Entries with chart source code
○ ○ ○ ○ ○
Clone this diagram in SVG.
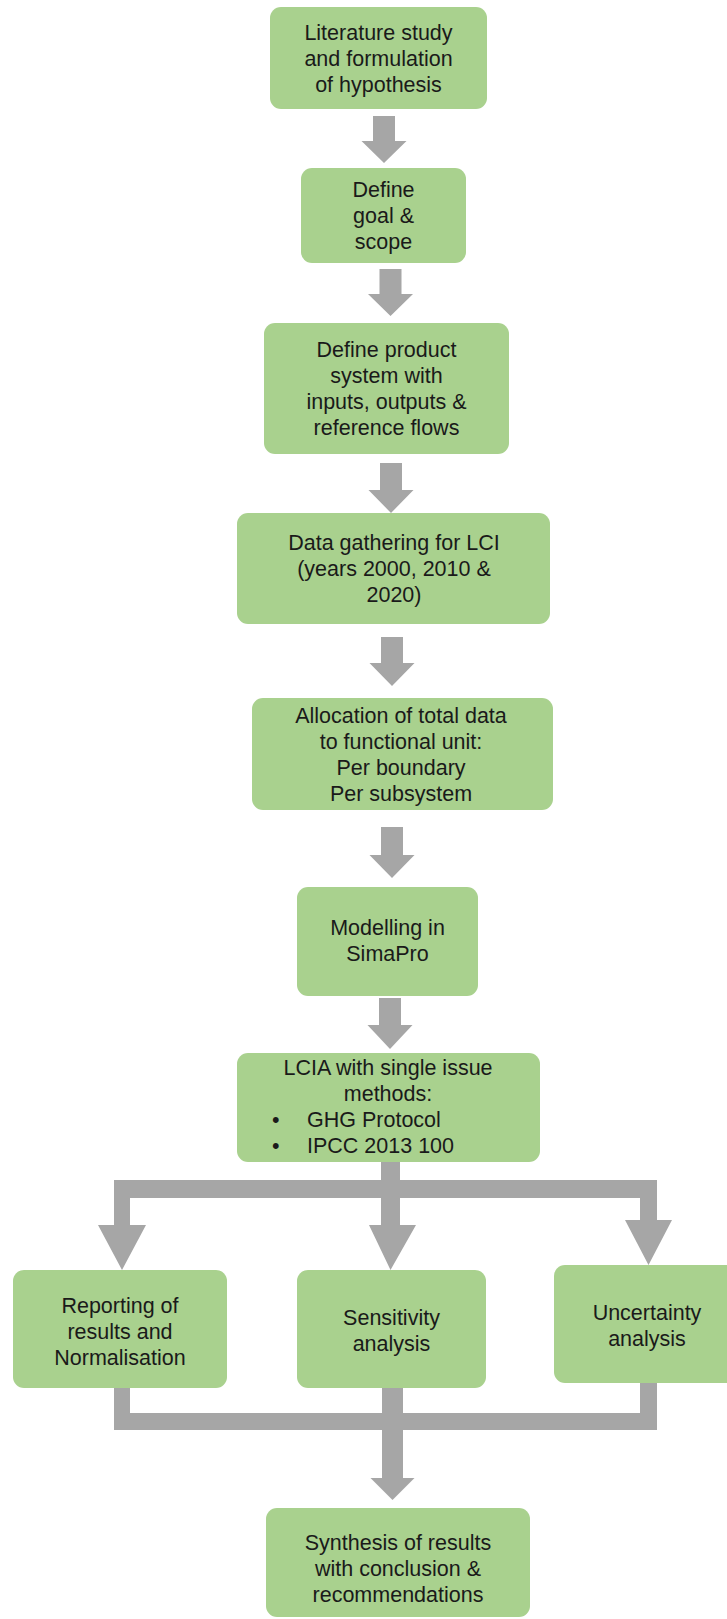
<svg xmlns="http://www.w3.org/2000/svg" width="727" height="1619" viewBox="0 0 727 1619">
<style>
.box{fill:#a9d18e;}
.t{font-family:"Liberation Sans",Arial,sans-serif;font-size:21.5px;fill:#1a1a1a;text-anchor:middle;}
.tl{font-family:"Liberation Sans",Arial,sans-serif;font-size:21.5px;fill:#1a1a1a;}
.c{fill:#a6a6a6;}
</style>
<rect width="727" height="1619" fill="#ffffff"/>
<g id="connectors">
<polygon class="c" points="373,116 395,116 395,141 406.5,141 384,163 361.5,141 373,141"/>
<polygon class="c" points="379.5,269 401.5,269 401.5,294 413,294 390.5,316 368,294 379.5,294"/>
<polygon class="c" points="380,463 402,463 402,490 413.5,490 391,513 368.5,490 380,490"/>
<polygon class="c" points="381,637 403,637 403,663 414.5,663 392,686 369.5,663 381,663"/>
<polygon class="c" points="381,827 403,827 403,855 414.5,855 392,878 369.5,855 381,855"/>
<polygon class="c" points="379,998 401,998 401,1025 412.5,1025 390,1049 367.5,1025 379,1025"/>
<rect class="c" x="381" y="1160" width="19" height="40"/>
<rect class="c" x="114" y="1180" width="543" height="18"/>
<polygon class="c" points="114,1180 130,1180 130,1225 146,1225 122,1270 98,1225 114,1225"/>
<polygon class="c" points="381,1190 400,1190 400,1225 416,1225 390.5,1270 369,1225 381,1225"/>
<polygon class="c" points="640,1180 657,1180 657,1220 672,1220 648.5,1265 625,1220 640,1220"/>
<rect class="c" x="114" y="1385" width="16" height="45"/>
<rect class="c" x="640" y="1380" width="17" height="50"/>
<rect class="c" x="114" y="1413" width="543" height="17"/>
<polygon class="c" points="382,1385 403,1385 403,1478 414.5,1478 392.5,1500 370.5,1478 382,1478"/>
</g>
<g id="n1"><rect class="box" x="270" y="7" width="217" height="102" rx="11"/>
<text class="t" x="378.5" y="39.5">Literature study</text>
<text class="t" x="378.5" y="65.5">and formulation</text>
<text class="t" x="378.5" y="91.5">of hypothesis</text></g>
<g id="n2"><rect class="box" x="301" y="168" width="165" height="95" rx="11"/>
<text class="t" x="383.5" y="197">Define</text>
<text class="t" x="383.5" y="223">goal &amp;</text>
<text class="t" x="383.5" y="249">scope</text></g>
<g id="n3"><rect class="box" x="264" y="323" width="245" height="131" rx="11"/>
<text class="t" x="386.5" y="357">Define product</text>
<text class="t" x="386.5" y="383">system with</text>
<text class="t" x="386.5" y="409">inputs, outputs &amp;</text>
<text class="t" x="386.5" y="435">reference flows</text></g>
<g id="n4"><rect class="box" x="237" y="513" width="313" height="111" rx="11"/>
<text class="t" x="394" y="550">Data gathering for LCI</text>
<text class="t" x="394" y="576">(years 2000, 2010 &amp;</text>
<text class="t" x="394" y="602">2020)</text></g>
<g id="n5"><rect class="box" x="252" y="698" width="301" height="112" rx="11"/>
<text class="t" x="401" y="722.5">Allocation of total data</text>
<text class="t" x="401" y="748.5">to functional unit:</text>
<text class="t" x="401" y="774.5">Per boundary</text>
<text class="t" x="401" y="800.5">Per subsystem</text></g>
<g id="n6"><rect class="box" x="297" y="887" width="181" height="109" rx="11"/>
<text class="t" x="387.5" y="934.5">Modelling in</text>
<text class="t" x="387.5" y="960.5">SimaPro</text></g>
<g id="n7"><rect class="box" x="237" y="1053" width="303" height="109" rx="11"/>
<text class="t" x="388" y="1074.5">LCIA with single issue</text>
<text class="t" x="388" y="1100.5">methods:</text>
<text class="tl" x="272" y="1126.5">•</text>
<text class="tl" x="307" y="1126.5">GHG Protocol</text>
<text class="tl" x="272" y="1152.5">•</text>
<text class="tl" x="307" y="1152.5">IPCC 2013 100</text></g>
<g id="n8"><rect class="box" x="13" y="1270" width="214" height="118" rx="11"/>
<text class="t" x="120" y="1312.5">Reporting of</text>
<text class="t" x="120" y="1338.5">results and</text>
<text class="t" x="120" y="1364.5">Normalisation</text></g>
<g id="n9"><rect class="box" x="297" y="1270" width="189" height="118" rx="11"/>
<text class="t" x="391.5" y="1324.5">Sensitivity</text>
<text class="t" x="391.5" y="1350.5">analysis</text></g>
<g id="n10"><rect class="box" x="554" y="1265" width="185" height="118" rx="11"/>
<text class="t" x="647" y="1319.5">Uncertainty</text>
<text class="t" x="647" y="1345.5">analysis</text></g>
<g id="n11"><rect class="box" x="266" y="1508" width="264" height="109" rx="11"/>
<text class="t" x="398" y="1549.5">Synthesis of results</text>
<text class="t" x="398" y="1575.5">with conclusion &amp;</text>
<text class="t" x="398" y="1601.5">recommendations</text></g>
</svg>
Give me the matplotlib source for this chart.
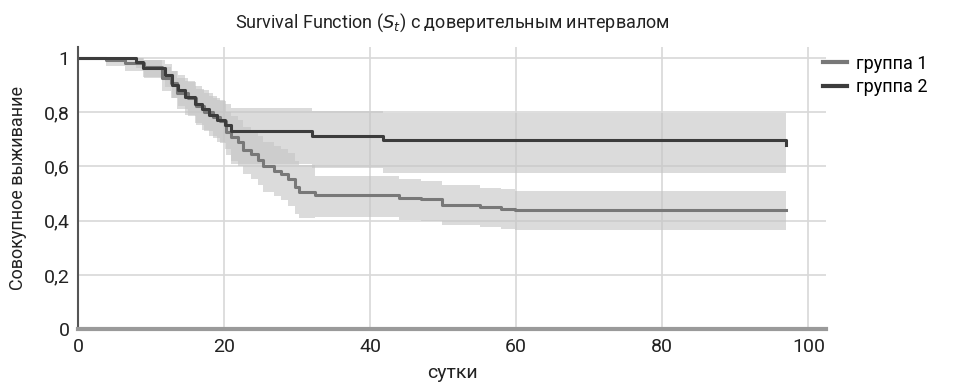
○ ○ ○ ○ ○
▸ **Written problem**: Pictures are to be left out; the records above must be repeated word for word.

▸ **Result for this exercise**:
Clone this diagram in SVG.
<svg xmlns="http://www.w3.org/2000/svg" width="727" height="1619" viewBox="0 0 727 1619">
<style>
.box{fill:#a9d18e;}
.t{font-family:"Liberation Sans",Arial,sans-serif;font-size:21.5px;fill:#1a1a1a;text-anchor:middle;}
.tl{font-family:"Liberation Sans",Arial,sans-serif;font-size:21.5px;fill:#1a1a1a;}
.c{fill:#a6a6a6;}
</style>
<rect width="727" height="1619" fill="#ffffff"/>
<g id="connectors">
<polygon class="c" points="373,116 395,116 395,141 406.5,141 384,163 361.5,141 373,141"/>
<polygon class="c" points="379.5,269 401.5,269 401.5,294 413,294 390.5,316 368,294 379.5,294"/>
<polygon class="c" points="380,463 402,463 402,490 413.5,490 391,513 368.5,490 380,490"/>
<polygon class="c" points="381,637 403,637 403,663 414.5,663 392,686 369.5,663 381,663"/>
<polygon class="c" points="381,827 403,827 403,855 414.5,855 392,878 369.5,855 381,855"/>
<polygon class="c" points="379,998 401,998 401,1025 412.5,1025 390,1049 367.5,1025 379,1025"/>
<rect class="c" x="381" y="1160" width="19" height="40"/>
<rect class="c" x="114" y="1180" width="543" height="18"/>
<polygon class="c" points="114,1180 130,1180 130,1225 146,1225 122,1270 98,1225 114,1225"/>
<polygon class="c" points="381,1190 400,1190 400,1225 416,1225 390.5,1270 369,1225 381,1225"/>
<polygon class="c" points="640,1180 657,1180 657,1220 672,1220 648.5,1265 625,1220 640,1220"/>
<rect class="c" x="114" y="1385" width="16" height="45"/>
<rect class="c" x="640" y="1380" width="17" height="50"/>
<rect class="c" x="114" y="1413" width="543" height="17"/>
<polygon class="c" points="382,1385 403,1385 403,1478 414.5,1478 392.5,1500 370.5,1478 382,1478"/>
</g>
<g id="n1"><rect class="box" x="270" y="7" width="217" height="102" rx="11"/>
<text class="t" x="378.5" y="39.5">Literature study</text>
<text class="t" x="378.5" y="65.5">and formulation</text>
<text class="t" x="378.5" y="91.5">of hypothesis</text></g>
<g id="n2"><rect class="box" x="301" y="168" width="165" height="95" rx="11"/>
<text class="t" x="383.5" y="197">Define</text>
<text class="t" x="383.5" y="223">goal &amp;</text>
<text class="t" x="383.5" y="249">scope</text></g>
<g id="n3"><rect class="box" x="264" y="323" width="245" height="131" rx="11"/>
<text class="t" x="386.5" y="357">Define product</text>
<text class="t" x="386.5" y="383">system with</text>
<text class="t" x="386.5" y="409">inputs, outputs &amp;</text>
<text class="t" x="386.5" y="435">reference flows</text></g>
<g id="n4"><rect class="box" x="237" y="513" width="313" height="111" rx="11"/>
<text class="t" x="394" y="550">Data gathering for LCI</text>
<text class="t" x="394" y="576">(years 2000, 2010 &amp;</text>
<text class="t" x="394" y="602">2020)</text></g>
<g id="n5"><rect class="box" x="252" y="698" width="301" height="112" rx="11"/>
<text class="t" x="401" y="722.5">Allocation of total data</text>
<text class="t" x="401" y="748.5">to functional unit:</text>
<text class="t" x="401" y="774.5">Per boundary</text>
<text class="t" x="401" y="800.5">Per subsystem</text></g>
<g id="n6"><rect class="box" x="297" y="887" width="181" height="109" rx="11"/>
<text class="t" x="387.5" y="934.5">Modelling in</text>
<text class="t" x="387.5" y="960.5">SimaPro</text></g>
<g id="n7"><rect class="box" x="237" y="1053" width="303" height="109" rx="11"/>
<text class="t" x="388" y="1074.5">LCIA with single issue</text>
<text class="t" x="388" y="1100.5">methods:</text>
<text class="tl" x="272" y="1126.5">•</text>
<text class="tl" x="307" y="1126.5">GHG Protocol</text>
<text class="tl" x="272" y="1152.5">•</text>
<text class="tl" x="307" y="1152.5">IPCC 2013 100</text></g>
<g id="n8"><rect class="box" x="13" y="1270" width="214" height="118" rx="11"/>
<text class="t" x="120" y="1312.5">Reporting of</text>
<text class="t" x="120" y="1338.5">results and</text>
<text class="t" x="120" y="1364.5">Normalisation</text></g>
<g id="n9"><rect class="box" x="297" y="1270" width="189" height="118" rx="11"/>
<text class="t" x="391.5" y="1324.5">Sensitivity</text>
<text class="t" x="391.5" y="1350.5">analysis</text></g>
<g id="n10"><rect class="box" x="554" y="1265" width="185" height="118" rx="11"/>
<text class="t" x="647" y="1319.5">Uncertainty</text>
<text class="t" x="647" y="1345.5">analysis</text></g>
<g id="n11"><rect class="box" x="266" y="1508" width="264" height="109" rx="11"/>
<text class="t" x="398" y="1549.5">Synthesis of results</text>
<text class="t" x="398" y="1575.5">with conclusion &amp;</text>
<text class="t" x="398" y="1601.5">recommendations</text></g>
</svg>
Give me the matplotlib source for this chart.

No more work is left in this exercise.